Ditch the sleeping bag liner, the thermacell, the 2nd nalgene, the mug, the bear banger kit, and the saw.

Add a 6mm rope for your hang bag.

41

u/EpicCyclops 19h ago

I get wanting to have a drinking vessel that isn't your water, but definitely only need one of those if you decide to even splurge on the weight for that luxury. That cuts about 2 lbs there with what you listed.

Fixing the Nalgene weight gets rid of another 4ish lbs from the calculated total. The battery pack is probably somewhere else OP could cut weight.

Once OP is at that point, buying lighter gear is the next step. If comfort is a high priority, OP needs to accept their bag is gonna be a little heavier. I get it. I take extra weight in exchange for trailside comfort, but that is the tradeoff.

16

u/Jolly-Slow1164 18h ago

I wouldn't start with replacement OPs quilt. 1.4 lb for a 0c bag is OK, unless it's actually only a 50F bag, then it's pretty heavy. Maybe that's why he carries a heavy liner.

Shouldn't bear spray be worn weight? I guess if you're carrying is on your shoulder straps or hip belt maybe it's pack weight, but bear spray should be near instantly available. So I would call it worn weight.

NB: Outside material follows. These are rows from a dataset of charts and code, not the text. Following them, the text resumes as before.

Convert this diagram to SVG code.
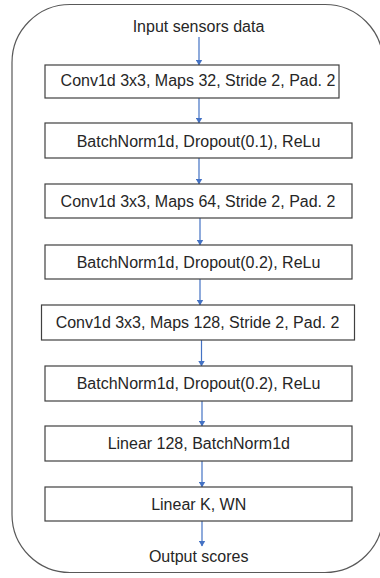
<svg xmlns="http://www.w3.org/2000/svg" width="380" height="578" viewBox="0 0 380 578">
  <style>
    .frame { fill: #ffffff; stroke: #595959; stroke-width: 1.2; }
    .box { fill: #ffffff; stroke: #404040; stroke-width: 1.2; }
    .lbl { font-family: "Liberation Sans", Arial, sans-serif; font-size: 16px; fill: #262626; text-anchor: middle; }
    .link { stroke: #4472C4; stroke-width: 1.2; fill: none; marker-end: url(#head); }
  </style>
  <defs>
    <marker id="head" markerWidth="6" markerHeight="7" refX="5.5" refY="3.5" orient="auto" markerUnits="userSpaceOnUse">
      <path d="M0,0 L6,3.5 L0,7 Z" fill="#4472C4"/>
    </marker>
  </defs>

  <rect width="380" height="578" fill="#ffffff"/>

  <!-- outer rounded frame -->
  <rect class="frame" x="12" y="4.5" width="371" height="568" rx="58" ry="58"/>

  <!-- connectors -->
  <g id="connectors">
    <line class="link" x1="199" y1="37" x2="199" y2="65"/>
    <line class="link" x1="199" y1="98" x2="199" y2="123"/>
    <line class="link" x1="199" y1="158" x2="199" y2="184"/>
    <line class="link" x1="200" y1="218" x2="200" y2="245"/>
    <line class="link" x1="200" y1="279" x2="200" y2="305"/>
    <line class="link" x1="201.5" y1="340" x2="201.5" y2="366"/>
    <line class="link" x1="202" y1="401" x2="202" y2="426"/>
    <line class="link" x1="202" y1="461" x2="202" y2="487"/>
    <line class="link" x1="202" y1="521" x2="202" y2="546"/>
  </g>

  <g id="input">
    <text class="lbl" x="198.5" y="32">Input sensors data</text>
  </g>

  <g id="conv1">
    <rect class="box" x="45" y="65" width="294" height="33"/>
    <text class="lbl" x="198" y="86">Conv1d 3x3, Maps 32, Stride 2, Pad. 2</text>
  </g>

  <g id="bn1">
    <rect class="box" x="45" y="123" width="307" height="35"/>
    <text class="lbl" x="198.5" y="147">BatchNorm1d, Dropout(0.1), ReLu</text>
  </g>

  <g id="conv2">
    <rect class="box" x="45" y="184" width="307" height="34"/>
    <text class="lbl" x="198" y="207">Conv1d 3x3, Maps 64, Stride 2, Pad. 2</text>
  </g>

  <g id="bn2">
    <rect class="box" x="45" y="245" width="307" height="34"/>
    <text class="lbl" x="198.5" y="267.5">BatchNorm1d, Dropout(0.2), ReLu</text>
  </g>

  <g id="conv3">
    <rect class="box" x="41.5" y="305" width="313" height="35"/>
    <text class="lbl" x="197.5" y="328">Conv1d 3x3, Maps 128, Stride 2, Pad. 2</text>
  </g>

  <g id="bn3">
    <rect class="box" x="45" y="366" width="307" height="35"/>
    <text class="lbl" x="198.5" y="388.5">BatchNorm1d, Dropout(0.2), ReLu</text>
  </g>

  <g id="linear128">
    <rect class="box" x="45" y="426" width="307" height="35"/>
    <text class="lbl" x="198.8" y="449">Linear 128, BatchNorm1d</text>
  </g>

  <g id="linearK">
    <rect class="box" x="45" y="487" width="307" height="34"/>
    <text class="lbl" x="198.7" y="509.5">Linear K, WN</text>
  </g>

  <g id="output">
    <text class="lbl" x="198.7" y="562">Output scores</text>
  </g>
</svg>
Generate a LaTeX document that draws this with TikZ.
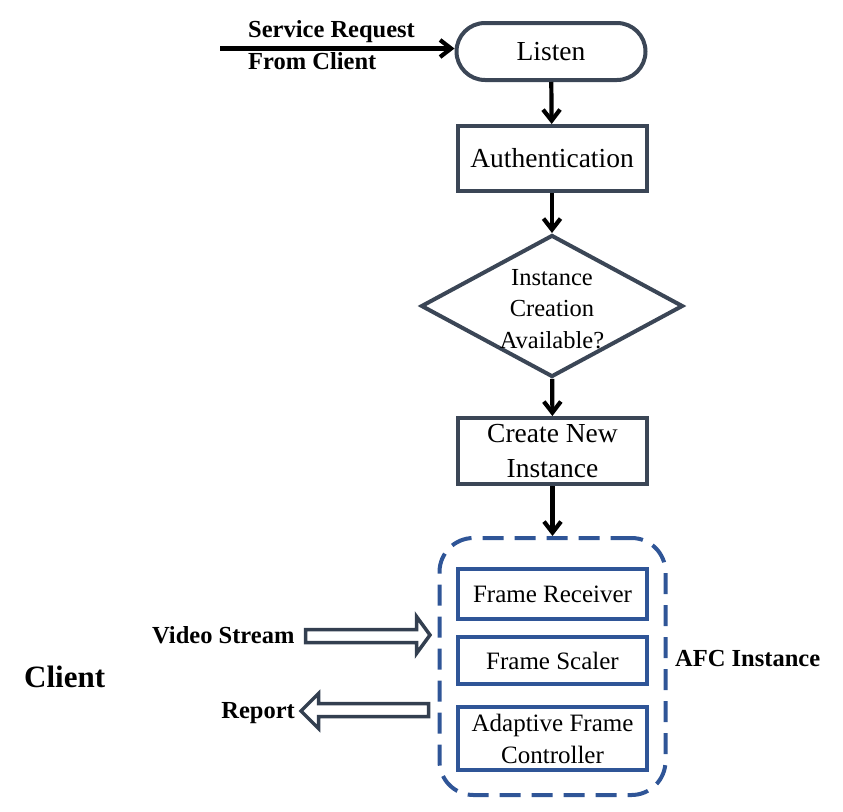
\documentclass[tikz,border=0pt]{standalone}
\usepackage{fontspec}
\setmainfont{Liberation Serif}
\usetikzlibrary{arrows.meta,shapes.geometric}
\definecolor{boxgray}{HTML}{3B4656}
\definecolor{afcblue}{HTML}{2F5597}
\definecolor{fatarrow}{HTML}{333F50}
\begin{document}
\begin{tikzpicture}[x=1pt,y=-1pt,
  procbox/.style={draw=boxgray, line width=4pt, rectangle, minimum width=189pt, inner sep=0pt, align=center, font=\fontsize{27.5}{35}\selectfont},
  termbox/.style={procbox, rounded corners=28.5pt},
  decbox/.style={draw=boxgray, line width=4pt, diamond, minimum width=262pt, minimum height=142pt, inner sep=0pt},
  dectext/.style={align=center, inner sep=0pt, font=\fontsize{24.5}{31.5}\selectfont},
  modbox/.style={draw=afcblue, line width=4.5pt, rectangle, minimum width=189pt, inner sep=0pt, align=center, font=\fontsize{25}{32}\selectfont},
  groupbox/.style={draw=afcblue, line width=4pt, dash pattern=on 21pt off 11pt, rounded corners=34pt, minimum width=226pt, minimum height=257pt, inner sep=0pt},
  lbl/.style={inner sep=0pt, font=\bfseries\fontsize{24.5}{30}\selectfont},
  flow/.style={line width=4.2pt, -{Straight Barb[length=11pt,width=17pt]}},
  fatarr/.style={draw=fatarrow, line width=3.5pt, line join=miter, fill=white}
]
\useasboundingbox (0,0) rectangle (843,811);

\node[termbox, minimum height=57pt] (listen) at (551,51.5) {Listen};
\node[procbox, minimum height=65pt] (auth) at (552,158.5) {Authentication};
\node[decbox] (dec) at (552,306) {};
\node[dectext] (dect) at (552,309) {Instance\\Creation\\Available?};
\node[procbox, minimum height=66pt] (create) at (552.5,451) {Create New\\Instance};
\node[groupbox] (inst) at (552.5,666.5) {};
\node[modbox, minimum height=50pt] (recv) at (552.5,594) {Frame Receiver};
\node[modbox, minimum height=47pt] (scal) at (552.5,660.5) {Frame Scaler};
\node[modbox, minimum height=63pt] (ctrl) at (552.5,738.5) {Adaptive Frame\\Controller};

\node[lbl, anchor=base west] (sr1) at (248,37) {Service Request};
\node[lbl, anchor=base west] (sr2) at (248,69) {From Client};
\node[lbl, anchor=base west] (vs) at (152,643) {Video Stream};
\node[lbl, anchor=base east] (rep) at (295,718) {Report};
\node[lbl, anchor=base west] (afc) at (675,666) {AFC Instance};
\node[inner sep=0pt, font=\bfseries\fontsize{31}{36}\selectfont, anchor=base west] (client) at (24,687) {Client};

\coordinate (svc) at (220,48.5);
\draw[flow] (svc) -- (svc -| listen.west);
\draw[flow] (listen) -- (auth);
\draw[flow] (auth) -- (dec);
\draw[flow] (dec) -- (create);
\draw[flow] (create) -- (inst);

\draw[fatarr] (305.5,629.5) -- (416.5,629.5) -- (416.5,616.5) -- (430,635) -- (416.5,653.5) -- (416.5,642.5) -- (305.5,642.5) -- cycle;
\draw[fatarr] (428.5,703.5) -- (318.5,703.5) -- (318.5,693.5) -- (301,711) -- (318.5,728.5) -- (318.5,716.5) -- (428.5,716.5) -- cycle;
\end{tikzpicture}
\end{document}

I don't understand why you would use a Sawyer squeeze with a nalgene, just switch bottles to something with standard bottle threads (like an Evian water bottle, or one of garage grown gear's $2.50 reusable HDPE bottles) when you use the adapter there is much less chance for spilling all your hard work, and at lunch break your can let gravity do all that filtering work. And you have a backup system if the CNOC gets punctured

OP says in another comment that processing firewood keeps him busy and warm ... Walking more miles would accomplish the same thing. Or processing medium sized branches, and breaking them in the crotch of a tree. There are also some really light saws based on reciprocating saw blades

IDK how a 6 lb pack (including add-on pockets) is non-negotiably comfortable. Most people find that they are comfortable in a beltless 1lb pack at a 10lb base pack weight, which means a third of his overage is his pack.